One of the models presented that day was from a new book, The Distribuution and Abundance of Animals, by two Australian ecologists. Ecology, as even I knew at the time, is the study of interactions between living things and the environment. The model said the environment could be understood best by
dividing it into four components which must exist within tolerable limits if an animal is to survive. Those components were weather, food, other organisms, and a place in which to live. The conclusion to be drawn was that if you find a particular animal living somewhere, this means it can tolerate all four of those components of
the environment; or, if an animal is absent, it must not be able to tolerate one or more of them. I didn't realize it at the time, but this model was to become the central pillar of my doctoral thesis some six years later.
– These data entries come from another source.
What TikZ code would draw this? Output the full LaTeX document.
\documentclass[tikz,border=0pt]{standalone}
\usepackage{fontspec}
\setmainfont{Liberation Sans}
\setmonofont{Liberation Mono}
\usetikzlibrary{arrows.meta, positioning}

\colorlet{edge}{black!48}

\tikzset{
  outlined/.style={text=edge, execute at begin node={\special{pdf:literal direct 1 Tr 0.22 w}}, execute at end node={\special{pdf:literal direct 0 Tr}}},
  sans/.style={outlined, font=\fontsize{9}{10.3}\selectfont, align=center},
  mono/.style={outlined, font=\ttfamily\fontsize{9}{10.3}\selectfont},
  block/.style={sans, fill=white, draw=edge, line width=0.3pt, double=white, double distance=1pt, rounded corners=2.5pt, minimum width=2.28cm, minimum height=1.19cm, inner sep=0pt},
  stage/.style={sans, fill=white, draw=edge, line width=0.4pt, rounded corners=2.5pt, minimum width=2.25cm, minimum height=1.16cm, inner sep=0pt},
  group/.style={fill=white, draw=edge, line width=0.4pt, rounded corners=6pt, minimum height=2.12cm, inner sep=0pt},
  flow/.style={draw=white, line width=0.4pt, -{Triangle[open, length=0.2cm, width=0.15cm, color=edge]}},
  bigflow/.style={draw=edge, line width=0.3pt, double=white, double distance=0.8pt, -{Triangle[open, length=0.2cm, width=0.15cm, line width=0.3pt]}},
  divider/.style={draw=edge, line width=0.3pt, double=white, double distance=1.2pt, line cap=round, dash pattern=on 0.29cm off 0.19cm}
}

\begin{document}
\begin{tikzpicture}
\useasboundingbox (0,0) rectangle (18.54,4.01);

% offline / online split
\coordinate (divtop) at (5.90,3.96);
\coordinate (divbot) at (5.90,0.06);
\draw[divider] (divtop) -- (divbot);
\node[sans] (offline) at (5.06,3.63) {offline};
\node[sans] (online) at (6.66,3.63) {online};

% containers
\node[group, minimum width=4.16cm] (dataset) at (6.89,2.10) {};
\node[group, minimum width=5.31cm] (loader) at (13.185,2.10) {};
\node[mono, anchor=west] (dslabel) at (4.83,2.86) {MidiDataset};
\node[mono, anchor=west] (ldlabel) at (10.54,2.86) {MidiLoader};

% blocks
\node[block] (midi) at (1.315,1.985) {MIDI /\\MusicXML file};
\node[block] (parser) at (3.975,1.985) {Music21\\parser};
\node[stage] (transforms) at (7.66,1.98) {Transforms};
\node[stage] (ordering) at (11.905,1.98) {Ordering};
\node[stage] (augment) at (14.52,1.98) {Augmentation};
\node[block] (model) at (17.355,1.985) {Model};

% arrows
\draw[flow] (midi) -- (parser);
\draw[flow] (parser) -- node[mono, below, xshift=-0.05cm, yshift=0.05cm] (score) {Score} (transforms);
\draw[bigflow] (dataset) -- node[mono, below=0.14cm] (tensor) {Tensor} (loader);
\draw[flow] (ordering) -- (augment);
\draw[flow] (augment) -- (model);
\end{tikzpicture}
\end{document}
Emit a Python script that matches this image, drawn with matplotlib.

Back in the shop, I could look out of the window at the snow and the crab-apple tree as I resumed the task of making wood chips. I thought of a line from a book by that champion of story-telling, Garrison Keillor: "You get old and you realize there are no answers, just stories." He was partly right: there
I was, an old, retired man in a warm place doing nothing of lasting importance, while the robin was out there in a cold place, at work making a living. Then my memory began playing the story, like an ancient tape recording: there were Drs. Schwartz, Taylor, Core, and Baer presenting their ideas, arguing about which was best, and
in the process, explaining to me why, 55 years later, I would understand how a robin could be chirping happily in Emmitsburg when it was January and there was a foot of snow on the ground. So Keillor was partly wrong; there was an answer.
Weather is not the problem; birds produce a lot of metabolic heat, and feathers are one of the world's best natural insulating materials. As long as they are kept dry they will protect a bird from 20o temperatures. Survival for a robin depends more on finding food to maintain that metabolic heat; and the
food is supplied by another organism, the crab-apple tree. So where there are trees and shrubs that produce winter fruits and berries, birds like robins can survive… provided, of course, that the temperatures are in the range found in Maryland rather than Massachusetts. It wasn't remarkable; it was according to the rules of
nature. And those rules apply to humans too.